Eso sí: queremos que los demás nos miren y ayuden. Cuando ocurrió el levantamiento zapatista de 1994, muchas personas vinieron de todo el mundo a apoyar y a vigilar que no hubiera represión contra los levantados: jóvenes italianos, la viuda de un presidente francés, ONG alemanas, periodistas de EU. Y cuando tenemos situaciones de violaciones a los derechos humanos, pedimos que vengan a México relatores y organizaciones civiles de todo el mundo y hay grupos que llevan nuestros casos a cortes internacionales.
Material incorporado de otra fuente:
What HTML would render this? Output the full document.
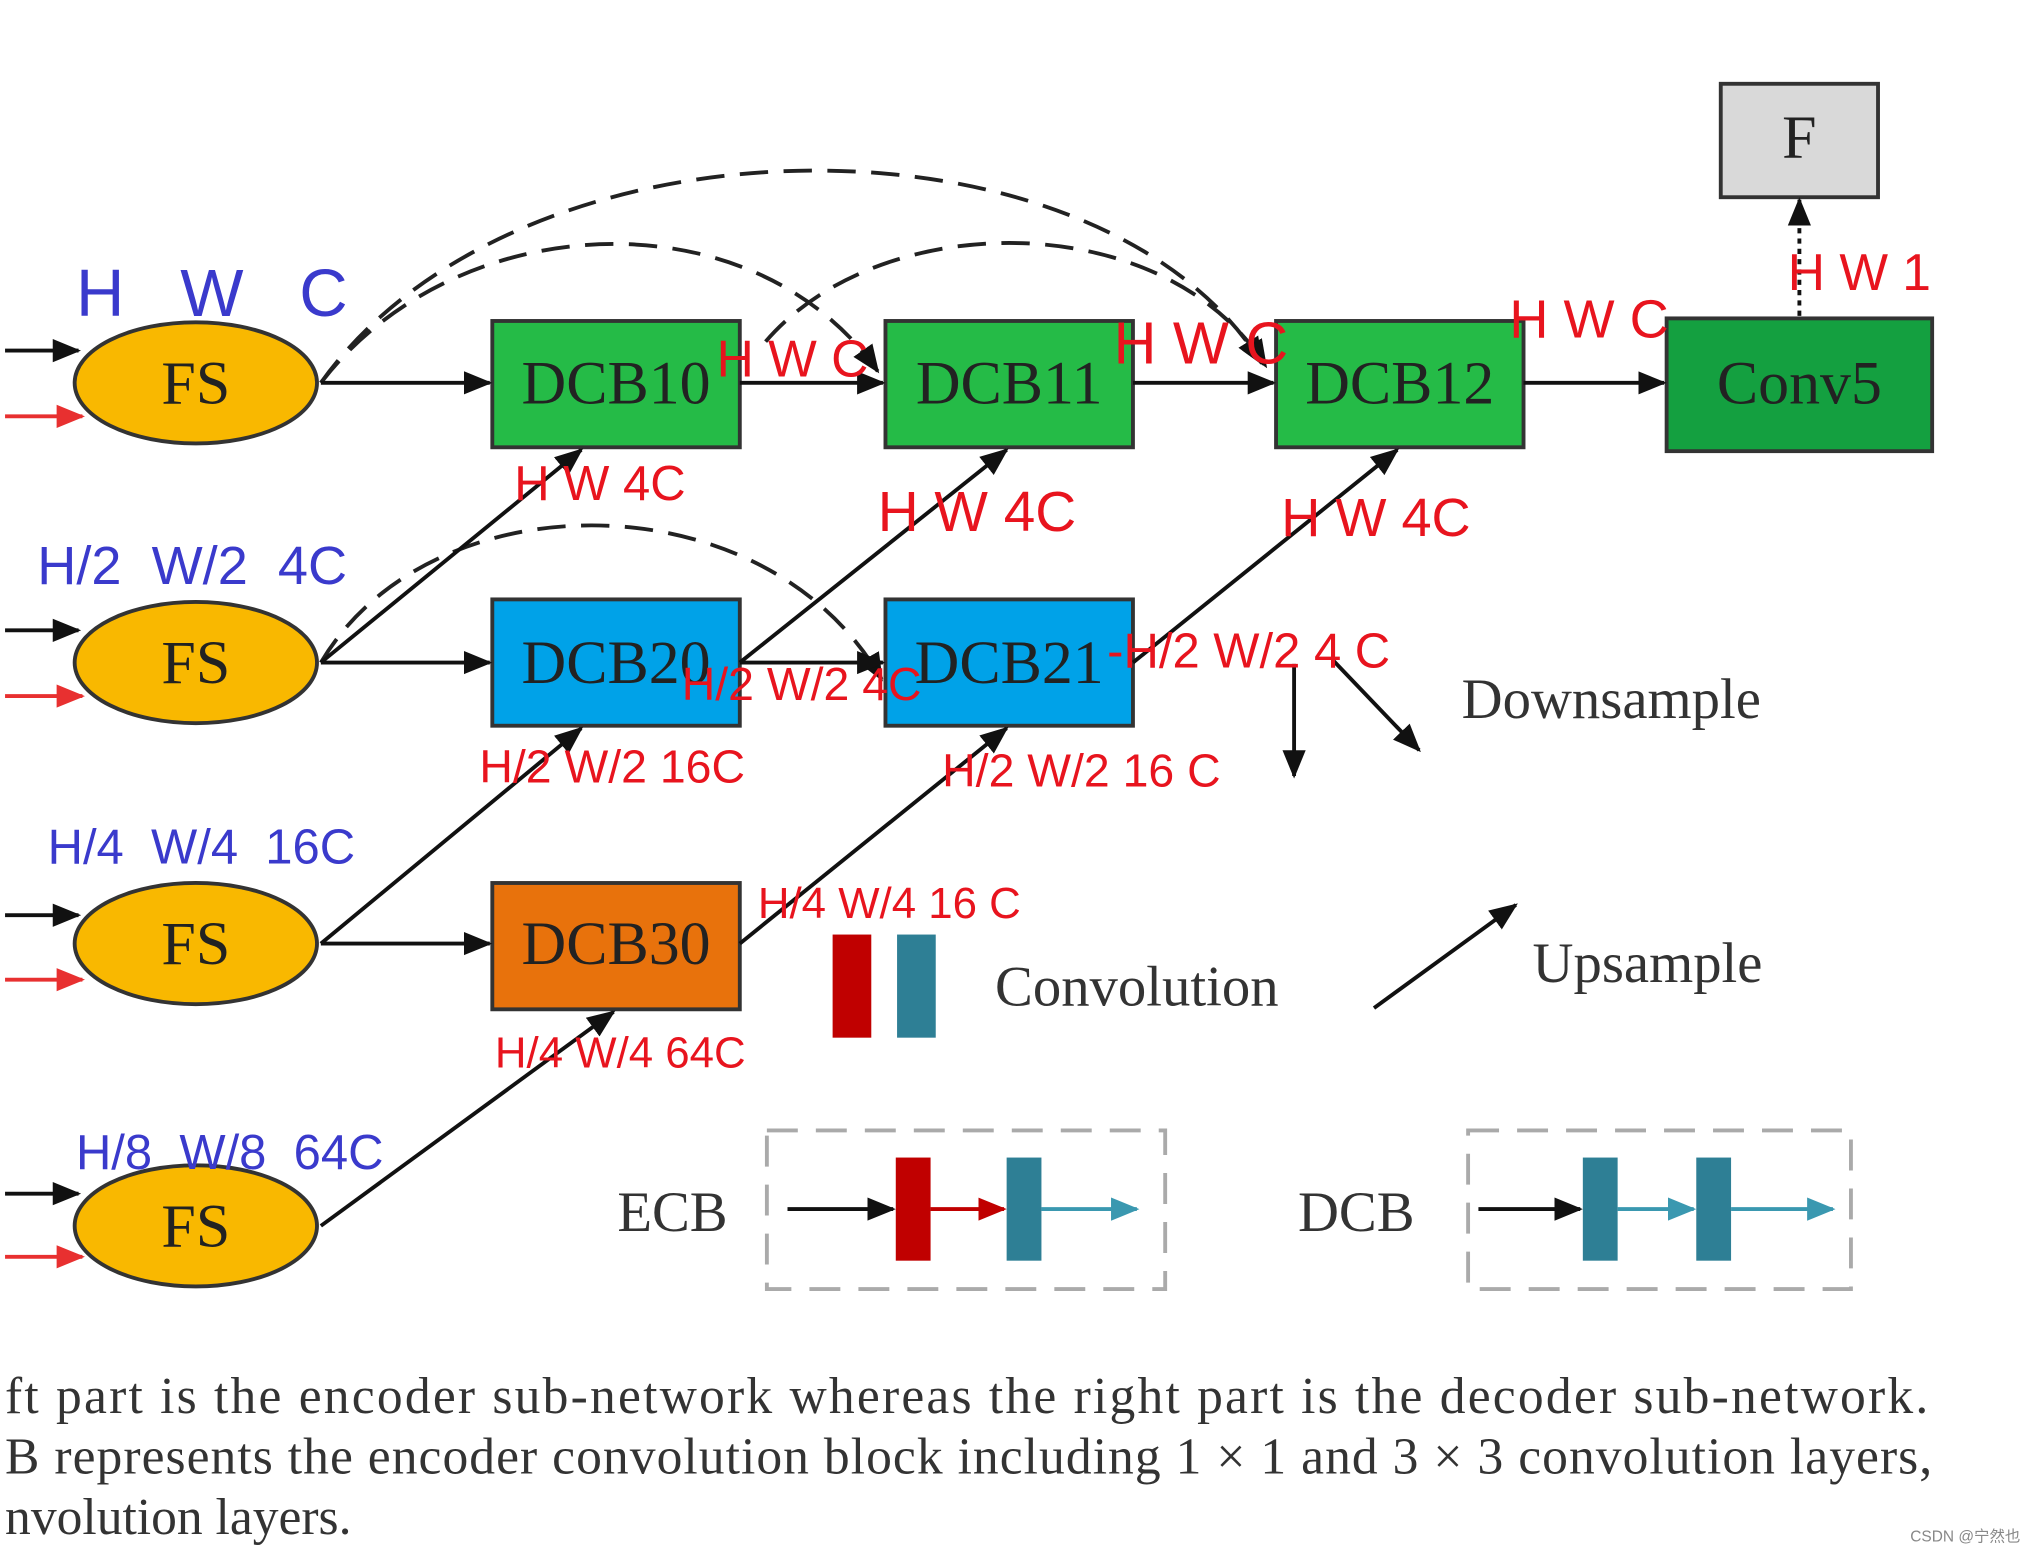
<!DOCTYPE html>
<html><head><meta charset="utf-8"><style>
html,body{margin:0;padding:0;background:#fff;width:2021px;height:1552px;overflow:hidden}
svg{display:block}
.serif{font-family:"Liberation Serif",serif}
.sans{font-family:"Liberation Sans","Noto Sans CJK SC",sans-serif}
.red{fill:#e8141e}
.blue{fill:#3a3acc}
</style></head><body>
<svg width="2021" height="1552" viewBox="0 0 1560 1204" xmlns="http://www.w3.org/2000/svg">
<defs>
<marker id="akb" markerWidth="22" markerHeight="22" refX="20" refY="11" orient="auto" markerUnits="userSpaceOnUse" viewBox="0 0 22 22"><path d="M0,2 L22,11 L0,20 z" fill="#111"/></marker>
<marker id="ar" markerWidth="22" markerHeight="22" refX="20" refY="11" orient="auto" markerUnits="userSpaceOnUse" viewBox="0 0 22 22"><path d="M0,2 L22,11 L0,20 z" fill="#e83030"/></marker>
<marker id="ac" markerWidth="22" markerHeight="22" refX="20" refY="11" orient="auto" markerUnits="userSpaceOnUse" viewBox="0 0 22 22"><path d="M0,2 L22,11 L0,20 z" fill="#c00000"/></marker>
<marker id="at" markerWidth="22" markerHeight="22" refX="20" refY="11" orient="auto" markerUnits="userSpaceOnUse" viewBox="0 0 22 22"><path d="M0,2 L22,11 L0,20 z" fill="#3a98b0"/></marker>
</defs>
<g stroke="#111" stroke-width="3" fill="none">
<line x1="0" y1="272" x2="57" y2="272" marker-end="url(#akb)"/>
<line x1="0" y1="489" x2="57" y2="489" marker-end="url(#akb)"/>
<line x1="0" y1="710" x2="57" y2="710" marker-end="url(#akb)"/>
<line x1="0" y1="926" x2="57" y2="926" marker-end="url(#akb)"/>
</g>
<g stroke="#e83030" stroke-width="3" fill="none">
<line x1="0" y1="323" x2="60" y2="323" marker-end="url(#ar)"/>
<line x1="0" y1="540" x2="60" y2="540" marker-end="url(#ar)"/>
<line x1="0" y1="760" x2="60" y2="760" marker-end="url(#ar)"/>
<line x1="0" y1="975" x2="60" y2="975" marker-end="url(#ar)"/>
</g>
<g stroke="#222" stroke-width="3" fill="none" stroke-dasharray="22,12">
<path d="M245,297 C400,80 850,80 975,282" marker-end="url(#akb)"/>
<path d="M245,297 C350,160 580,150 677,288" marker-end="url(#akb)"/>
<path d="M590,265 C680,160 900,160 978,284" marker-end="url(#akb)"/>
<path d="M245,514 C330,370 590,370 680,527" marker-end="url(#akb)"/>
</g>
<g fill="#f9b800" stroke="#333" stroke-width="3">
<ellipse cx="148" cy="297" rx="94" ry="47"/>
<ellipse cx="148" cy="514" rx="94" ry="47"/>
<ellipse cx="148" cy="732" rx="94" ry="47"/>
<ellipse cx="148" cy="951" rx="94" ry="47"/>
</g>
<g stroke="#333" stroke-width="3">
<rect x="378" y="249" width="192" height="98" fill="#25bb47"/>
<rect x="683" y="249" width="192" height="98" fill="#25bb47"/>
<rect x="986" y="249" width="192" height="98" fill="#25bb47"/>
<rect x="1289" y="247" width="206" height="103" fill="#14a040"/>
<rect x="378" y="465" width="192" height="98" fill="#00a2e8"/>
<rect x="683" y="465" width="192" height="98" fill="#00a2e8"/>
<rect x="378" y="685" width="192" height="98" fill="#e8720c"/>
<rect x="1331" y="65" width="122" height="88" fill="#d9d9d9"/>
</g>
<g stroke="#111" stroke-width="3" fill="none">
<line x1="245" y1="297" x2="376" y2="297" marker-end="url(#akb)"/>
<line x1="570" y1="297" x2="681" y2="297" marker-end="url(#akb)"/>
<line x1="875" y1="297" x2="984" y2="297" marker-end="url(#akb)"/>
<line x1="1178" y1="297" x2="1287" y2="297" marker-end="url(#akb)"/>
<line x1="245" y1="514" x2="376" y2="514" marker-end="url(#akb)"/>
<line x1="570" y1="514" x2="681" y2="514" marker-end="url(#akb)"/>
<line x1="245" y1="732" x2="376" y2="732" marker-end="url(#akb)"/>
<line x1="245" y1="514" x2="447" y2="349" marker-end="url(#akb)"/>
<line x1="245" y1="732" x2="447" y2="565" marker-end="url(#akb)"/>
<line x1="245" y1="951" x2="472" y2="785" marker-end="url(#akb)"/>
<line x1="570" y1="514" x2="777" y2="349" marker-end="url(#akb)"/>
<line x1="570" y1="732" x2="777" y2="565" marker-end="url(#akb)"/>
<line x1="875" y1="514" x2="1080" y2="349" marker-end="url(#akb)"/>
<line x1="1392" y1="245" x2="1392" y2="155" stroke-dasharray="4,4" marker-end="url(#akb)"/>
<line x1="1000" y1="515" x2="1000" y2="602" marker-end="url(#akb)"/>
<line x1="1030" y1="512" x2="1097" y2="582" marker-end="url(#akb)"/>
<line x1="1062" y1="782" x2="1172" y2="702" marker-end="url(#akb)"/>
</g>
<g class="serif" font-size="48" fill="#222" text-anchor="middle">
<text x="148" y="313">FS</text>
<text x="148" y="530">FS</text>
<text x="148" y="748">FS</text>
<text x="148" y="967">FS</text>
<text x="474" y="313">DCB10</text>
<text x="779" y="313">DCB11</text>
<text x="1082" y="313">DCB12</text>
<text x="1392" y="313">Conv5</text>
<text x="474" y="530">DCB20</text>
<text x="779" y="530">DCB21</text>
<text x="474" y="748">DCB30</text>
<text x="1392" y="122">F</text>
</g>
<rect x="642" y="725" width="30" height="80" fill="#c00000"/>
<rect x="692" y="725" width="30" height="80" fill="#2e7f95"/>
<g class="serif" font-size="44" fill="#333">
<text x="1130" y="557">Downsample</text>
<text x="768" y="780">Convolution</text>
<text x="1185" y="762">Upsample</text>
<text x="475" y="955">ECB</text>
<text x="1003" y="955">DCB</text>
</g>
<g stroke="#aaa" stroke-width="3" fill="none" stroke-dasharray="24,14">
<rect x="591" y="877" width="309" height="123"/>
<rect x="1135" y="877" width="297" height="123"/>
</g>
<line x1="607" y1="938" x2="689" y2="938" stroke="#111" stroke-width="3" marker-end="url(#akb)"/>
<rect x="691" y="898" width="27" height="80" fill="#c00000"/>
<line x1="718" y1="938" x2="775" y2="938" stroke="#c00000" stroke-width="3" marker-end="url(#ac)"/>
<rect x="777" y="898" width="27" height="80" fill="#2e7f95"/>
<line x1="804" y1="938" x2="878" y2="938" stroke="#3a98b0" stroke-width="3" marker-end="url(#at)"/>
<line x1="1143" y1="938" x2="1222" y2="938" stroke="#111" stroke-width="3" marker-end="url(#akb)"/>
<rect x="1224" y="898" width="27" height="80" fill="#2e7f95"/>
<line x1="1251" y1="938" x2="1310" y2="938" stroke="#3a98b0" stroke-width="3" marker-end="url(#at)"/>
<rect x="1312" y="898" width="27" height="80" fill="#2e7f95"/>
<line x1="1339" y1="938" x2="1418" y2="938" stroke="#3a98b0" stroke-width="3" marker-end="url(#at)"/>
<g class="serif" font-size="40" fill="#333">
<text x="0" y="1096" textLength="1492" lengthAdjust="spacing">ft part is the encoder sub-network whereas the right part is the decoder sub-network.</text>
<text x="0" y="1143" textLength="1495" lengthAdjust="spacing">B represents the encoder convolution block including 1 × 1 and 3 × 3 convolution layers,</text>
<text x="0" y="1190">nvolution layers.</text>
</g>
<text x="1478" y="1196" class="sans" font-size="12" fill="#888">CSDN @宁然也</text>
<g class="sans blue">
<text x="55" y="245" font-size="52" xml:space="preserve">H   W   C</text>
<text x="25" y="453" font-size="42" xml:space="preserve">H/2  W/2  4C</text>
<text x="33" y="670" font-size="38" xml:space="preserve">H/4  W/4  16C</text>
<text x="55" y="907" font-size="38" xml:space="preserve">H/8  W/8  64C</text>
</g>
<g class="sans red">
<text x="552" y="292" font-size="40">H W C</text>
<text x="395" y="388" font-size="38">H W 4C</text>
<text x="860" y="282" font-size="46">H W C</text>
<text x="677" y="412" font-size="44">H W 4C</text>
<text x="1167" y="262" font-size="42">H W C</text>
<text x="1383" y="225" font-size="40">H W 1</text>
<text x="990" y="416" font-size="42">H W 4C</text>
<text x="855" y="518" font-size="38">-H/2 W/2 4 C</text>
<text x="525" y="543" font-size="36">H/2 W/2 4C</text>
<text x="368" y="607" font-size="36">H/2 W/2 16C</text>
<text x="727" y="610" font-size="36">H/2 W/2 16 C</text>
<text x="584" y="712" font-size="34">H/4 W/4 16 C</text>
<text x="380" y="828" font-size="34">H/4 W/4 64C</text>
</g>
</svg>
</body></html>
Y es que sólo la presión internacional puede lograr que los gobiernos actúen de maneras diferentes. El caso del gobierno de Trump respecto a los mexicanos (y a los musulmanes) es un ejemplo: gracias a las acciones de muchos ciudadanos de Estados Unidos el hombre no ha podido hacer todo lo que quiere. La intervención de la sociedad tiene peso en los países democráticos y en los países autoritarios también, porque consigue que de afuera se organicen bloqueos económicos y otras formas de presión.
Entonces ¿por qué cuando se expone aquí el sufrimiento de los que salen de sus países en África o Medio Oriente hay quien piensa que no tiene caso hacerlo y que solo deberíamos estar mirando lo que les sucede a los mexicanos?
Y digo a los mexicanos y no digo lo que sucede en México, porque tampoco parece interesar lo que les pasa a quienes no son mexicanos y cruzan por nuestro territorio en su afán de llegar a Estados Unidos. El infierno que viven con las autoridades migratorias, con las policías, con los polleros, con el crimen organizado y con quienes los extorsionan y maltratan no tiene límite. Y pocos son los que se enteran de eso, aunque afortunadamente hay quienes hacen algo por paliar los sufrimientos de salvadoreños, hondureños, guatemaltecos, cubanos, haitianos.
Dejemos de sólo mirarnos el ombligo. Aceptemos que formamos parte del mundo y estemos atentos a lo que está pasando, no cerremos los ojos.